Salvation salivation
Christian Bale carries a world blown to hell in the franchise’s latest sequel

MT Illustration: Sean Bieri

 

Published 5/21/2009

Like its calculating, relentless namesake, The Terminator franchise doesn't feel pity or remorse and it absolutely will not stop. Ever. After the classic sci-fi epic's last installment (2003's Rise of the Machines) failed to generate any lasting excitement, and its star abandoned showbiz for politics, some assumed the batteries of the long-running series had finally powered down. But the only thing more unstoppable than a killer robot is the need for fresh cash, and Hollywood's insatiable need to recycle every single scrap of its past into shiny new summer product.

So this new entry barrels into the multiplex at full speed leaving a gnarly mess of twisted metal, action and smoking ruin in its wake. Sure, such carnage can be damned exciting, and Salvation offers up the sort of huge, breathless thrills summer season demands, but there's a gloomy air that makes this one feel more robotic and less humorous than any of its predecessors.

First, there's star Christian Bale, who cranks intensity to 11, then busts off the knob. As humanity-savior John Connor, Bale's intent to glare his way to victory, growling orders and threats with gravel-voiced fury, all the while attempting to burn a hole in the camera lens — even in the quieter moments. Of course, Connor has the weight of what's left of the world on his shoulders, attempting to hold together a ragtag resistance army against the genocidal computers, which have nuked the planet to near oblivion. And those nasty automatons are busily rounding up people to use as guinea pigs in a plan to create new, more lifelike cyborg (Terminator) units to finally wipe out mankind. Meanwhile, Marcus (Sam Worthington), a death-row criminal in 2003 who signs an organ donor card, gets executed yet wakes up in this shattered future, totally confused, but still full of unfocused rage. His rough edges get partially sanded off by a pair of urchins he takes under his wings, one of whom happens to be young Kyle Reese (Anton Yechlin), who, in the future, will travel to the past and father Connor, if he doesn't get aced now.

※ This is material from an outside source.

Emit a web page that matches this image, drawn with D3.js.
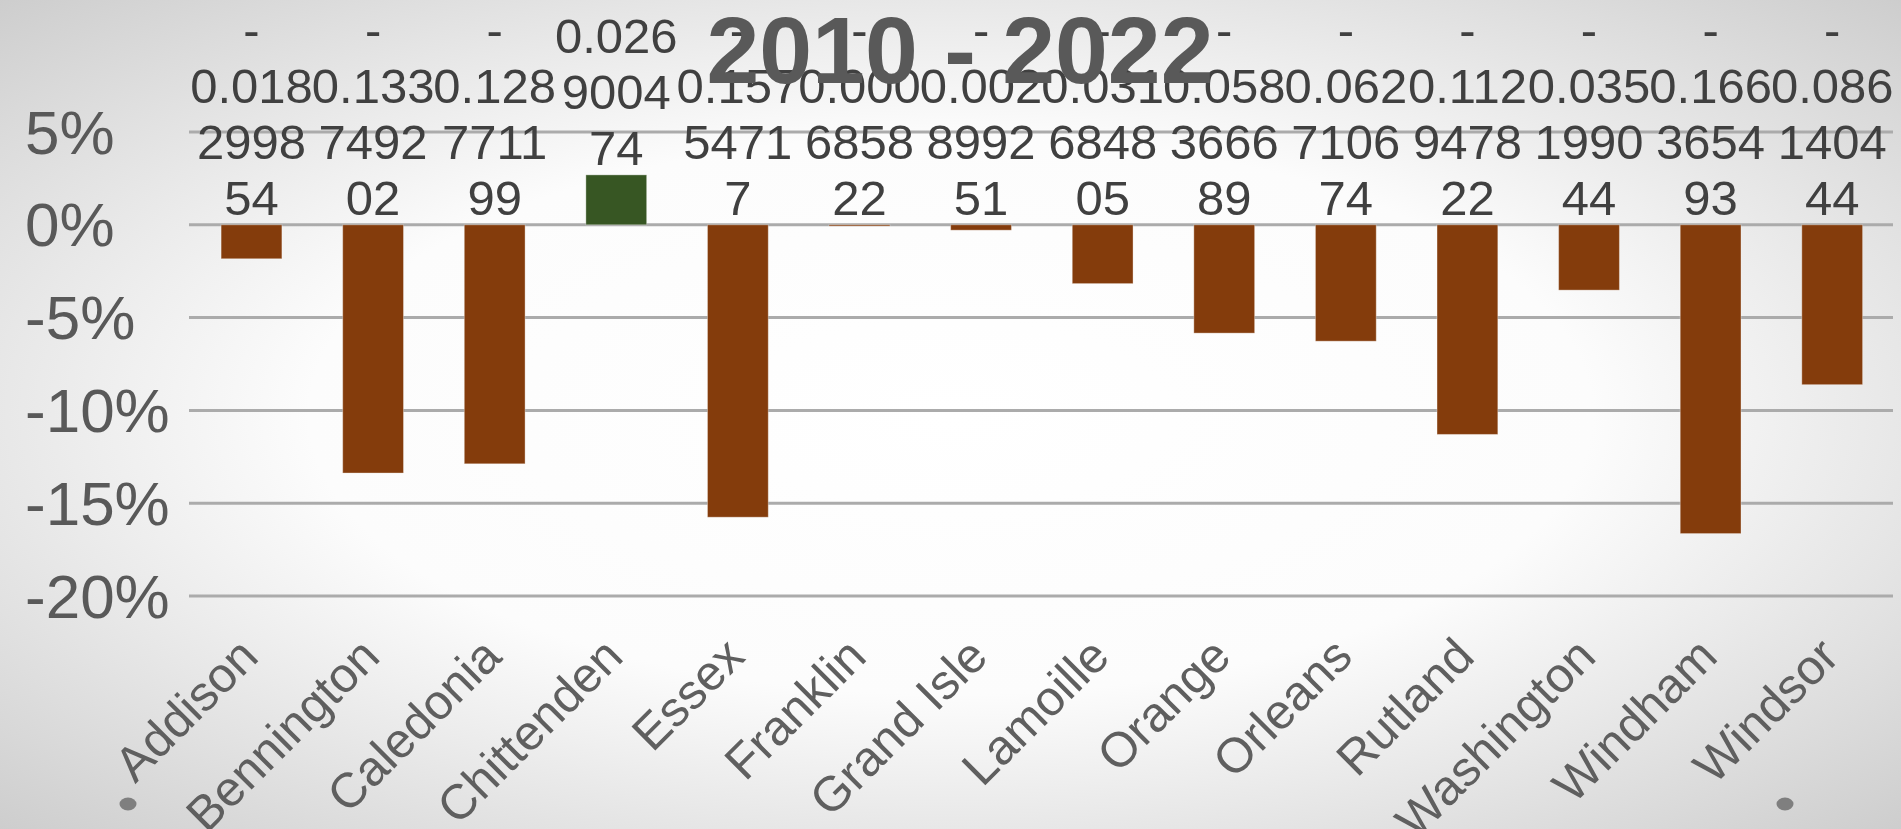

Follow?

OK, twisted continuity has always been at this franchise's heart — but here, the brain benders cause headaches, especially with the mostly pointless addition of Marcus, yet another time traveler in a mythology lousy with them.

Hyper-stylist director McG sure knows how to make a pretty apocalypse, using a vividly grimy, ash-coated landscape to underscore the dire nature of the conflict, which gives the cool set pieces an existential charge. While Salvation is great at squeezing out sparks, it fails to really connect us to the people in the midst of the maelstrom. There are all sorts of references and allusions to James Cameron's classic moments, but while these evil robots make a beautifully terrible noise, the story's still little more than a tinny echo.